Disgrace!
PUBLIC Defender Herbert McKenzie has called out the Passport, Immigration and Citizenship Agency (PICA), the Registrar General’s Department (RGD) and the Criminal Records Office for being the State agencies causing the public the most pain.
McKenzie, who was participating in a panel discussion put on by the Office of the Political Ombudsman in recognition of its 20th anniversary on Monday, said the three were examples of agencies which “hold themselves out and advertise the type of services they deliver that must be consistent with what is delivered”.
“I use those as examples because there is no shortage of complaints at the public defender’s office with respect to those authorities. The commonest one we get, and it applies to all three, you pay for a service advertised at, for argument’s sake, $8,000 and you get the service or the item in three days; $10,000 or $15,000 you get it in 24-48 hours. Far too often citizens pay the prescribed sum for these guaranteed services and at the end of the period they are nowhere closer to getting it than before they approached the entity,” McKenzie told the conference.

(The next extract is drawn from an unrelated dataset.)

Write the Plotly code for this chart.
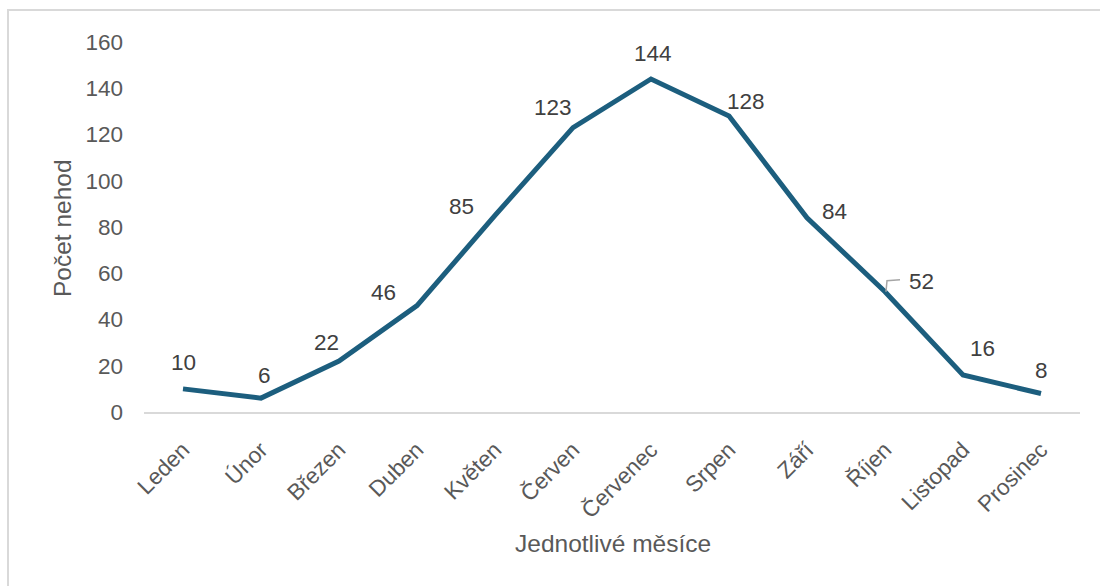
import plotly.graph_objects as go

months = ["Leden", "Únor", "Březen", "Duben", "Květen", "Červen", "Červenec",
          "Srpen", "Září", "Říjen", "Listopad", "Prosinec"]
accidents = [10, 6, 22, 46, 85, 123, 144, 128, 84, 52, 16, 8]
y_ticks = [0, 20, 40, 60, 80, 100, 120, 140, 160]

# label offsets in pixels (xshift, yshift) relative to each point
label_shifts = [(0, 26), (3, 23), (-13, 19), (-34, 13), (-34, 9), (-20, 20),
                (2, 26), (17, 15), (27, 6), (36, 10), (19, 27), (0, 23)]

FONT = "Liberation Sans"
LINE_COLOR = "#1c5e7e"
TEXT = "#595959"
TICK_SIZE = 22.5

fig = go.Figure()
fig.add_trace(go.Scatter(
    x=months, y=accidents, mode="lines",
    line=dict(color=LINE_COLOR, width=5, shape="linear"),
    hoverinfo="x+y", showlegend=False,
))

annotations = []
for m, v, (dx, dy) in zip(months, accidents, label_shifts):
    annotations.append(dict(
        x=m, y=v, xref="x", yref="y", text=str(v), showarrow=False,
        xshift=dx, yshift=dy, font=dict(family=FONT, size=TICK_SIZE, color="#404040"),
    ))

annotations.append(dict(
    x=(613 - 144) / 936, y=(412 - 543) / 370, xref="paper", yref="paper",
    text="Jednotlivé měsíce", showarrow=False,
    font=dict(family=FONT, size=24.5, color=TEXT), xanchor="center", yanchor="middle",
))
annotations.append(dict(
    x=(62 - 144) / 936, y=(412 - 228) / 370, xref="paper", yref="paper",
    text="Počet nehod", showarrow=False, textangle=-90,
    font=dict(family=FONT, size=24.5, color=TEXT), xanchor="center", yanchor="middle",
))

shapes = [
    # outer chart frame (left and top visible)
    dict(type="rect", xref="paper", yref="paper",
         x0=(8 - 144) / 936, x1=(1200 - 144) / 936,
         y0=(412 - 700) / 370, y1=(412 - 10) / 370,
         line=dict(color="#d9d9d9", width=2), fillcolor="rgba(0,0,0,0)", layer="below"),
    # leader line for label 52
    dict(type="path", xref="x", yref="y", xsizemode="pixel", ysizemode="pixel",
         xanchor="Říjen", yanchor=52, path="M 1 0 L 2 11 L 15 12",
         line=dict(color="#a6a6a6", width=1.5)),
]

fig.update_layout(
    width=1100, height=586,
    margin=dict(l=144, r=20, t=42, b=174),
    paper_bgcolor="white", plot_bgcolor="white",
    font=dict(family=FONT, color=TEXT, size=TICK_SIZE),
    annotations=annotations, shapes=shapes,
    xaxis=dict(
        type="category", tickangle=-45, showgrid=False, zeroline=False,
        showline=True, linecolor="#d9d9d9", linewidth=1.5, ticks="",
        tickfont=dict(family=FONT, size=TICK_SIZE, color=TEXT), ticklabelstandoff=14,
        range=[-0.5, 11.5],
    ),
    yaxis=dict(
        range=[0, 160], tickvals=y_ticks, showgrid=False, zeroline=False,
        showline=False, ticks="", tickfont=dict(family=FONT, size=TICK_SIZE, color=TEXT),
        ticklabelstandoff=20,
    ),
)

fig.write_html("out.html")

According to the public defender, “it’s the quality of the service and the standard that is important”.
“It happens at the police station — you go to give a simple statement and it’s a whole day affair. You go to any of the revenue offices to do one transaction and you have to write off a day from the job,” he noted further.
The public defender, in the meantime, said the treatment of citizens at both the RGD and the Criminal Records Office locations in downtown Kingston leaves much to be desired.
“At Duke Street here, there is a police records office not too far from the RGD and the way people are housed, accommodated, and treated just to get the service… it’s almost disgraceful because the two offices are across from each other, and the crowds merge and Duke Street is clogged with vehicular and pedestrian traffic. I always ask myself ‘What if rain starts falling on these tax-paying people? What would they do?’ ” McKenzie lamented.
Said the public defender: “Every agency of government that dispenses a service, you can say that about them; standards is what we need.”
Just this month, Commissioner of Police Major General Antony Anderson claimed there has been less crowding outside the Criminal Records Office on Duke Street in downtown Kingston after improvements were made to its system of application and certificate collection. During the Jamaica Constabulary Force’s monthly press conference the commissioner announced a new online application platform which has reduced the need for people to apply in person, among other changes.
In the meantime, giving an overview of the overall number of complaints addressed by the Office of the Public Defender in the last four and a half years, McKenzie said there were 303 in 2018, 259 in 2019, 176 in 2020, 287 in 2021, and 162 so far since the beginning of this year up to July.